Im Streitfall wurde die Revisionsfrist durch schuldhaftes Verhalten des Prozeßbevollmächtigten der Klägerin versäumt. Ein Prozeßbevollmächtigter handelt nach der Rechtsprechung des BFH schuldhaft, wenn er nicht durch die Organisation seines Bürobetriebes sicherstellt, daß Fristversäumnisse ausgeschlossen werden. Unerläßliche Voraussetzung einer ordnungsgemäßen Büroorganisation ist dabei ein Fristenkontrollbuch oder eine vergleichbare Einrichtung (vgl. BFH-Entscheidungen vom 18. Januar 1984 I R 196/83, BFHE 140, 146, BStBl II 1984, 441 und vom 17. August 1988 III B 174/86, BFH/NV 1989, 240 m. w. N.). In diesem Buch muß der Ablauf der Fristen aller einzelnen Sachen vermerkt werden und eine Frist darf erst nach Vornahme der zu ihrer Einhaltung erforderlichen Handlung gestrichen werden. Es genügt nicht, wenn ein Prozeßbevollmächtigter lediglich Wiedervorlagefristen für die Bearbeitung einer Sache in einen dafür bestimmten Fristenkalender einträgt (BFH-Entscheidungen vom 12. September 1979 I B 60/79, BFHE 128, 483, BStBl II 1979, 743 und vom 11. November 1972 VIII R 8/67, BFHE 107, 486, BStBl II 1973, 169). Bei einer solchen Verfahrensweise ist eine korrekte Kontrolle, wann die Frist abläuft und ob die Rechtsmittelschrift rechtzeitig abgesandt wurde, nämlich nicht möglich.

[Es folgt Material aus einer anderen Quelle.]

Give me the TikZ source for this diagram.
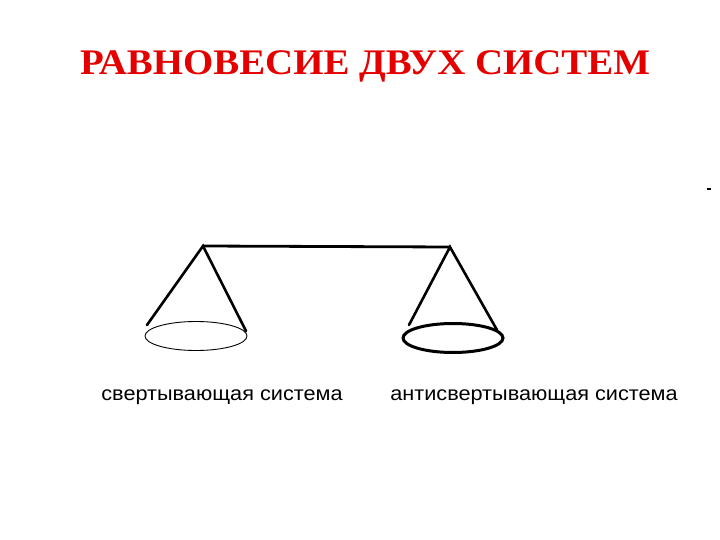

Das vom Prozeßbevollmächtigten der Klägerin praktizierte Verfahren entspricht nicht den Anforderungen einer ordnungsgemäßen Fristenkontrolle. Nach seinen eigenen Angaben werden in der Kanzlei des Prozeßbevollmächtigten lediglich Wiedervorlagefristen für die Bearbeitung einer Sache notiert. Eine weitere dahingehende systematische Kontrolle, daß eine gesetzliche Frist auch tatsächlich gewahrt wird, findet nicht statt. Die Revisionsfrist ist somit wegen eines vom Prozeßbevollmächtigten der Klägerin zu vertretenden Organisationsmangels versäumt worden. Wiedereinsetzung in den vorigen Stand kann daher nicht gewährt werden.